Data protection policy: Are you ready for 2015?

By Kevin Bailey, Head of Market Strategy

EU Regulations

The coming year will see many changes in the world of cyber security and information assurance, but is your business ready? Could falling behind cost your organisation considerable money, a bad reputation and a loss of valuable data?

Everyone is seeing governments and industry bodies tightening their regulations and legislation around the control of personal information and in addition the amount of content that governments want access to as part of their security and terrorism control. Take for instance the stance taken by President Obama and David Cameron just a couple of weeks as an example. In order to stay within the ever-changing legislation, organisations need to keep abreast of changes to the law. This includes looking outside their primary industry and having an ear to the ground in any industry that is employing more 'regulators', those people who maintain the rules and penalise those that don't. This ensures your business is as clued up as possible of the potential danger points.

In Europe a real effort should be made to become familiar with the new EU Data Protection Regulation that is in the final stages of European Parliament agreement. The new regulation was originally proposed in 2012 by Viviane Reding (EU Commissioner for Justice) to replace the current EU directive and has taken three years to reach this final stage. Originally set for adoption by all 28 member states in 2015 and enforceable by 2017, differences of opinion primarily with the UK, Germany and France could delay its agreement until 2016 and enforcement in 2018. These unforeseen delays are just a bump in the road to Ms Redings objective of protecting EU citizens data, but every organisation in Europe and those that process the data (inside or outside of the 28 member states) should treat the delays as commitment from the member states to get this right and enforceable and not as a delay tactic hoping it will go away. The European Parliament vote in May 2014 ensured that this will become law, so it’s not going anywhere. Further delays in delivering this new directive increase the opportunity for EU citizen data to be open for snooping from foreign and European security services.
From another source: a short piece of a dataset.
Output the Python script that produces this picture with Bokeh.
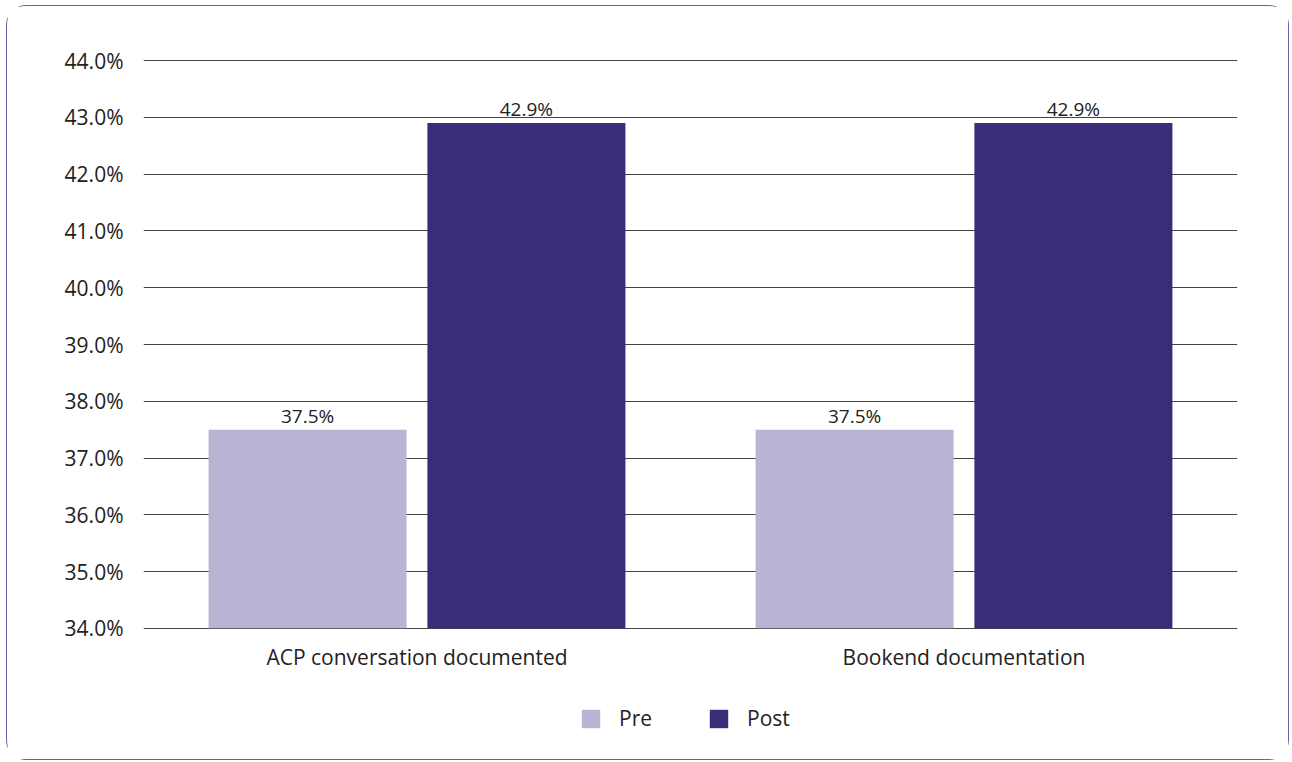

Part of the new directive is the need for organisations that process data relayed to 5,000 or more "data subjects" to appoint an independent Data Protection Officer (DPO) for two years. Their primary role will be to ensure that your organisation meets both regulatory as well as business compliance. These individuals will primarily come from a legal background, most probably from within the data protection arm of an existing practice, which have the knowledge to interpret and apply the relevant regulations to a specific industry or organisation, whilst having the ability to converse with and challenge the relevant data protection authority. DPOs will have direct reporting lines to senior management and the Information Commissioners Office (ICO).

So what are the consequences of avoiding these terms? The new legislation will come with harsh financial penalties for severe non-compliance, with a proposed fine of 2-5% of annual worldwide turnover or €100 million - an amount that, while deemed “effective and proportionate” could cause irreversible damage for companies of all sizes.

How can I be prepared?

  1. Get to know the legislation; what will your organisation be required to do?
  2. Create a cross functional team that brings together the data owners (business) and your data processors (IT) to ensure everyone understands their responsibilities
  3. Make sure your team know what’s expected of them, could they meet the requirements of the new laws?
  4. Get to know data; yours, 3rd parties, temporary, structured and unstructured, how will you know the weak points if you don’t know what you have?
  5. Understand what collaboration tools and devices you use to share and communicate data internally and externally
  6. Arm yourself with the right tools - will all of your data be protected with your current technology?